Task requirements: Repeat exactly and only the lines from the line containing "The picture is" through the line containing "markeredgewidth=0, color='black', clip_on=False, zorder=3)", both included.

Data lines:

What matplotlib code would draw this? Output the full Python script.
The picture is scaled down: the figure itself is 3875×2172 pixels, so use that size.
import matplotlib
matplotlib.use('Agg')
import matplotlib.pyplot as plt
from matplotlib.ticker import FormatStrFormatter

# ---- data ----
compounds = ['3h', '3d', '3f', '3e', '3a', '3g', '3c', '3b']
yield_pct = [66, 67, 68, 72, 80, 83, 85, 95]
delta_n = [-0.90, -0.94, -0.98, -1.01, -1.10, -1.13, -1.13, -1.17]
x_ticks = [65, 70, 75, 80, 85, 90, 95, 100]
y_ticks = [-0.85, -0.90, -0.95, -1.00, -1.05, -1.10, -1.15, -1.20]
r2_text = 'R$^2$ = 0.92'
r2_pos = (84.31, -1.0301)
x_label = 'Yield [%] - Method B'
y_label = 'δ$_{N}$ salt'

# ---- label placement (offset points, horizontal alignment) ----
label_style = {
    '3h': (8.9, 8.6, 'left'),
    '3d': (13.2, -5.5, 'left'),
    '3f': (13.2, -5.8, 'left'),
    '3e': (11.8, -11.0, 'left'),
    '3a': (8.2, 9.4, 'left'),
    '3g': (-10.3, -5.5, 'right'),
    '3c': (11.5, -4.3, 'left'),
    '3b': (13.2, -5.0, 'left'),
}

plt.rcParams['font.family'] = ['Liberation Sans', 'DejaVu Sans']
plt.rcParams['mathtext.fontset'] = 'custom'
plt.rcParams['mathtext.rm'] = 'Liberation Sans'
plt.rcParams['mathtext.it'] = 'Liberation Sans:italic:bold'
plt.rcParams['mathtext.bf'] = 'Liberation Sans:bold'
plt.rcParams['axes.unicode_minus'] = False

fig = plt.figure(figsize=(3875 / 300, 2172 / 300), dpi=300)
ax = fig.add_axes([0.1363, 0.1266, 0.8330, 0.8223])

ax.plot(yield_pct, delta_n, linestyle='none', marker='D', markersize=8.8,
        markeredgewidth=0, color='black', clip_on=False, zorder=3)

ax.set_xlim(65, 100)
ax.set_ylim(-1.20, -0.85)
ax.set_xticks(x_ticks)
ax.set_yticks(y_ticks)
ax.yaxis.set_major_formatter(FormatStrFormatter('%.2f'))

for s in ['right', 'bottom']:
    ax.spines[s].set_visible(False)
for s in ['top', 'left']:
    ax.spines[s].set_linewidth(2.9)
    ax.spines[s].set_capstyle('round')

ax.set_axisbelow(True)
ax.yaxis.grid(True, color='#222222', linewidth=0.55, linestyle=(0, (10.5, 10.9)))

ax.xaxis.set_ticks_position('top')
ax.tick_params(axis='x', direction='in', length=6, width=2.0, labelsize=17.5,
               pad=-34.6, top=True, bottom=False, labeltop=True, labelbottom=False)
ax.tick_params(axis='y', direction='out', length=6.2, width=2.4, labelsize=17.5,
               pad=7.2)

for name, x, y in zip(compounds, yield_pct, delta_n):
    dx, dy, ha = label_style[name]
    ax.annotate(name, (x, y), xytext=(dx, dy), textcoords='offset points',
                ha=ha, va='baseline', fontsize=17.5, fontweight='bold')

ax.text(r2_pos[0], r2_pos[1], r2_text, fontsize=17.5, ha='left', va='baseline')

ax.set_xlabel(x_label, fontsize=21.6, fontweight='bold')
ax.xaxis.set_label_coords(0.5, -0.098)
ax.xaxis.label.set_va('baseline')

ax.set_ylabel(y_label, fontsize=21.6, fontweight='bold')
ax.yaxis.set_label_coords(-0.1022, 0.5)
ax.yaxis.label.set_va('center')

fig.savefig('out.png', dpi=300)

Written answer:
The picture is scaled down: the figure itself is 3875×2172 pixels, so use that size.
import matplotlib
matplotlib.use('Agg')
import matplotlib.pyplot as plt
from matplotlib.ticker import FormatStrFormatter

# ---- data ----
compounds = ['3h', '3d', '3f', '3e', '3a', '3g', '3c', '3b']
yield_pct = [66, 67, 68, 72, 80, 83, 85, 95]
delta_n = [-0.90, -0.94, -0.98, -1.01, -1.10, -1.13, -1.13, -1.17]
x_ticks = [65, 70, 75, 80, 85, 90, 95, 100]
y_ticks = [-0.85, -0.90, -0.95, -1.00, -1.05, -1.10, -1.15, -1.20]
r2_text = 'R$^2$ = 0.92'
r2_pos = (84.31, -1.0301)
x_label = 'Yield [%] - Method B'
y_label = 'δ$_{N}$ salt'

# ---- label placement (offset points, horizontal alignment) ----
label_style = {
    '3h': (8.9, 8.6, 'left'),
    '3d': (13.2, -5.5, 'left'),
    '3f': (13.2, -5.8, 'left'),
    '3e': (11.8, -11.0, 'left'),
    '3a': (8.2, 9.4, 'left'),
    '3g': (-10.3, -5.5, 'right'),
    '3c': (11.5, -4.3, 'left'),
    '3b': (13.2, -5.0, 'left'),
}

plt.rcParams['font.family'] = ['Liberation Sans', 'DejaVu Sans']
plt.rcParams['mathtext.fontset'] = 'custom'
plt.rcParams['mathtext.rm'] = 'Liberation Sans'
plt.rcParams['mathtext.it'] = 'Liberation Sans:italic:bold'
plt.rcParams['mathtext.bf'] = 'Liberation Sans:bold'
plt.rcParams['axes.unicode_minus'] = False

fig = plt.figure(figsize=(3875 / 300, 2172 / 300), dpi=300)
ax = fig.add_axes([0.1363, 0.1266, 0.8330, 0.8223])

ax.plot(yield_pct, delta_n, linestyle='none', marker='D', markersize=8.8,
        markeredgewidth=0, color='black', clip_on=False, zorder=3)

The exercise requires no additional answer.